Stephanos Chytiris/Nikolas Skordas – Invisible War (Slam Productions, 2020) ****

By Fotis Nikolakopoulos

Listening to Invisible War repeatedly I never stopped wondering about the title. It’s one of those small things that tend to get stuck in my head. Does the title imply the inner wars that any artist, any human being has to deal? Is it, maybe, a reference to our current dystopia, the eschatological feelings inside many of if us?

The pairing of two Greeks, Skordas on soprano and tenor sax, flute and tarogato with Chytiris on drums, came out on July even though it was recorded in 2018-19 in Thessaloniki. Bad period to launch a cd for sure, but many people out there still struggle. I’m not sure if the two have played together before, but Invisible War makes it really clear that their interaction is on the highest level. Having caught Chytiris live, I’m pretty sure that his flexibility as a drummer played a big part on this.

Invisible War consists of seven tracks where the coltraneish dynamics of their duo are mapped by Skordas’ buoyancy on the wind instruments and Chytiris instant ability to adapt. One of the most significant values of the duo is the ability of the two artists to interact, to play on the same level, on the same time and space. Skordas and Chytiris manage to incorporate all this into their playing. It has nothing to with speaking the same language but, more importantly, with communicating in this non verbal language we call music and being open.

Openness has always been a key element in Free Jazz and one that differentiates this (let’s call it) genre from structured musics. Even though Skordas rapidly moves from another wind instrument to another, there’s this basic feeling of togetherness. I could also trace fragments of Greek and Eastern Europe traditional melodies.
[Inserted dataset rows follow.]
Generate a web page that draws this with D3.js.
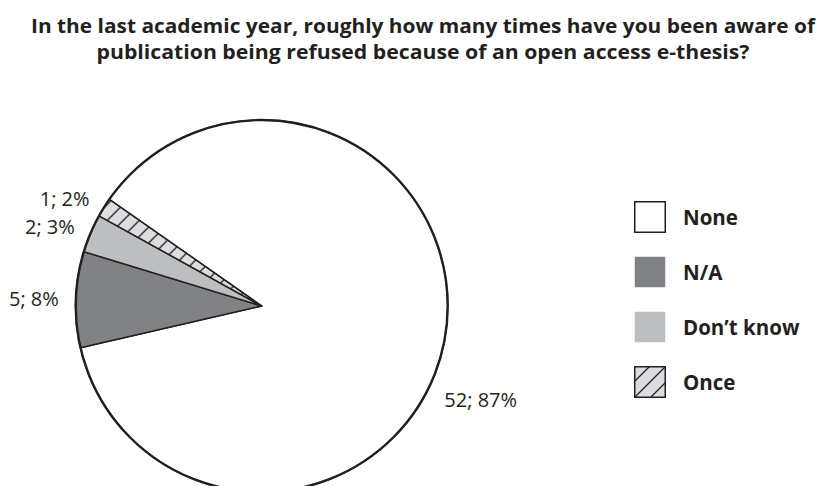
<!DOCTYPE html>
<html>
<head>
<meta charset="utf-8">
<script src="https://cdn.jsdelivr.net/npm/d3@7"></script>
<style>
  html, body { margin: 0; padding: 0; background: #ffffff; }
  svg { display: block; }
</style>
</head>
<body>
<svg id="chart" width="822" height="486"></svg>
<script>
// Survey answers and counts
const categories = ["None", "N/A", "Don\u2019t know", "Once"];
const counts = [52, 5, 2, 1];
const titleLines = [
  "In the last academic year, roughly how many times have you been aware of",
  "publication being refused because of an open access e-thesis?"
];

const ink = "#231f20";
const fills = ["#ffffff", "#808285", "#bcbec0", "url(#hatch)"];

const svg = d3.select("#chart");

// Diagonal hatch for the "Once" slice
const defs = svg.append("defs");
const hatch = defs.append("pattern")
  .attr("id", "hatch")
  .attr("patternUnits", "userSpaceOnUse")
  .attr("width", 16).attr("height", 16);
hatch.append("rect").attr("width", 16).attr("height", 16).attr("fill", "#dcdde0");
hatch.append("path")
  .attr("d", "M0,16 L16,0 M-4,4 L4,-4 M12,20 L20,12")
  .attr("stroke", ink).attr("stroke-width", 1.3);

// Title
const font = "'Open Sans', 'DejaVu Sans', sans-serif";
const titleSpecs = [
  { y: 33, width: 784 },
  { y: 59, width: 653 }
];
svg.append("g").selectAll("text")
  .data(titleLines)
  .join("text")
  .attr("x", 423)
  .attr("y", (d, i) => titleSpecs[i].y)
  .attr("text-anchor", "middle")
  .attr("textLength", (d, i) => titleSpecs[i].width)
  .attr("lengthAdjust", "spacingAndGlyphs")
  .attr("font-family", font)
  .attr("font-weight", 700)
  .attr("font-size", 20)
  .attr("fill", ink)
  .text(d => d);

// Pie
const cx = 261.7, cy = 306, r = 186;
const total = d3.sum(counts);
const start = -55 * Math.PI / 180;
const pie = d3.pie().sort(null).value(d => d)
  .startAngle(start).endAngle(start + 2 * Math.PI);
const arcs = pie(counts);
const arc = d3.arc().innerRadius(0).outerRadius(r);

const g = svg.append("g").attr("transform", `translate(${cx},${cy})`);
g.selectAll("path.slice")
  .data(arcs)
  .join("path")
  .attr("class", "slice")
  .attr("d", arc)
  .attr("fill", (d, i) => fills[i])
  .attr("stroke", ink)
  .attr("stroke-width", 1.5)
  .attr("stroke-linejoin", "round");

g.append("circle")
  .attr("r", r)
  .attr("fill", "none")
  .attr("stroke", ink)
  .attr("stroke-width", 2.4);

// Value labels "count; percent"
const fmtLabel = v => `${v}; ${Math.round(v / total * 100)}%`;
const labelR = 203;
const bigLabelAngle = 117 * Math.PI / 180; // large slice label sits lower right
g.selectAll("text.value")
  .data(arcs)
  .join("text")
  .attr("class", "value")
  .each(function (d, i) {
    const a = i === 0 ? bigLabelAngle : (d.startAngle + d.endAngle) / 2;
    const rr = i === 0 ? 205 : labelR;
    const x = rr * Math.sin(a), y = -rr * Math.cos(a);
    d3.select(this)
      .attr("x", x).attr("y", y)
      .attr("text-anchor", x < 0 ? "end" : "start");
  })
  .attr("dominant-baseline", "central")
  .attr("font-family", font)
  .attr("font-size", 20)
  .attr("fill", ink)
  .text(d => fmtLabel(d.data));

// Legend
const legend = svg.append("g").attr("transform", "translate(634,201)");
const rowStep = 55, box = 32;
const rows = legend.selectAll("g.row")
  .data(categories)
  .join("g")
  .attr("class", "row")
  .attr("transform", (d, i) => `translate(0,${i * rowStep})`);
rows.append("rect")
  .attr("x", 0.75).attr("y", 0.75)
  .attr("width", box - 1.5).attr("height", box - 1.5)
  .attr("fill", (d, i) => fills[i])
  .attr("stroke", (d, i) => (i === 0 || i === 3) ? ink : "none")
  .attr("stroke-width", 1.5);
rows.append("text")
  .attr("x", 49)
  .attr("y", box / 2)
  .attr("dominant-baseline", "central")
  .attr("font-family", font)
  .attr("font-weight", 700)
  .attr("font-size", 20.5)
  .attr("fill", ink)
  .text(d => d);
</script>
</body>
</html>
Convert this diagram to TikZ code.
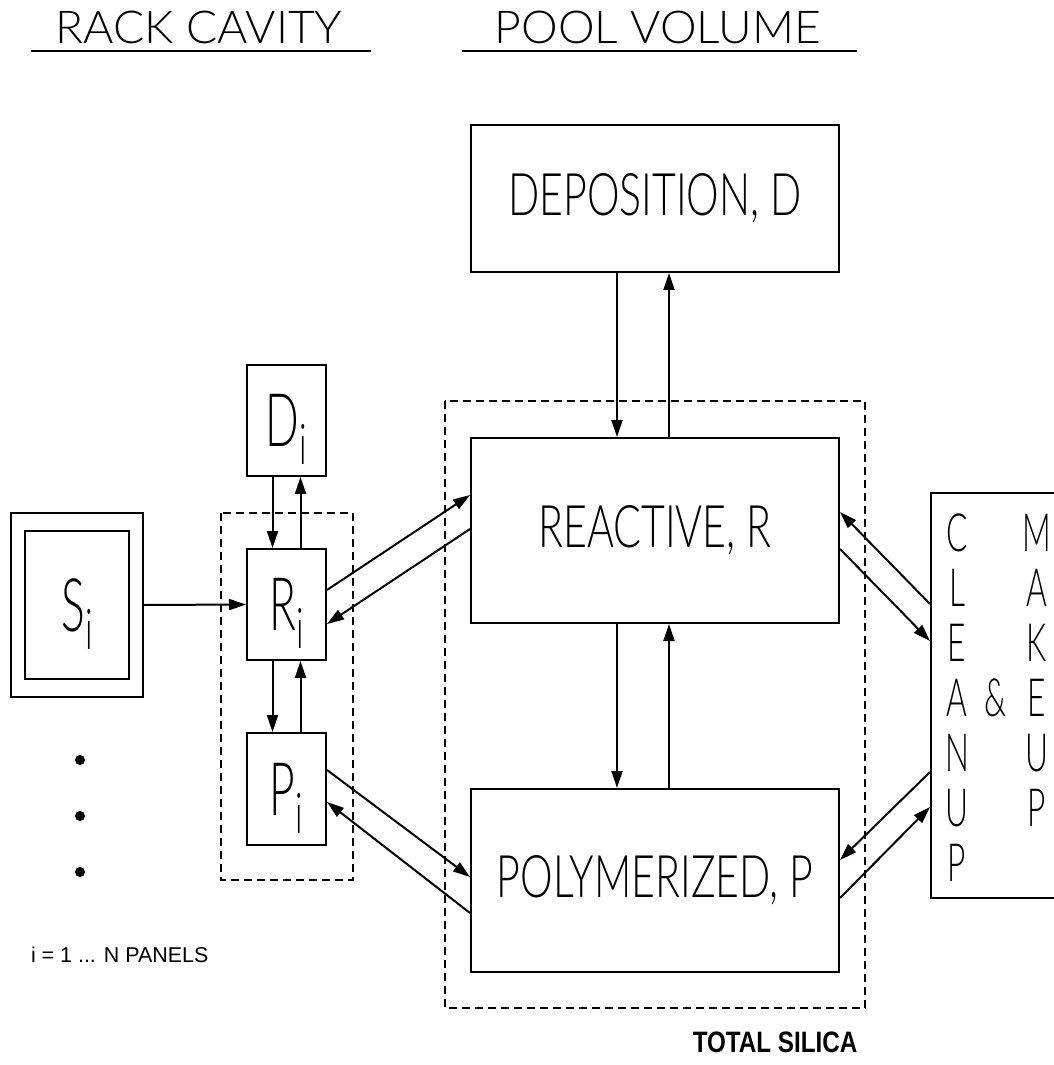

Sometimes I caught myself wishing that I could get more of that-tradition for most Greeks is always a do not touch affair.

The ritualistic aspect of this recording is something that goes across all the tracks and makes my Balkan roots feel at ease. But, mind you, not in a way that’s soothing for the listener. It is an adventurous feeling of displacement. Of a music belonging to a certain place but travelling everywhere at the same time. A spiritual journey to say the least.



Richard said...

This doesn't seem to be on bandcamp, but I found another album involving Stephanos which sounds good on first listen:


A review is coming up for the Tragelaphus trio...

Richard said...

I'm glad you're covering the Greek scene so well, Fotis. I'm really enjoying the Anastasios Savvopoulos album, especially.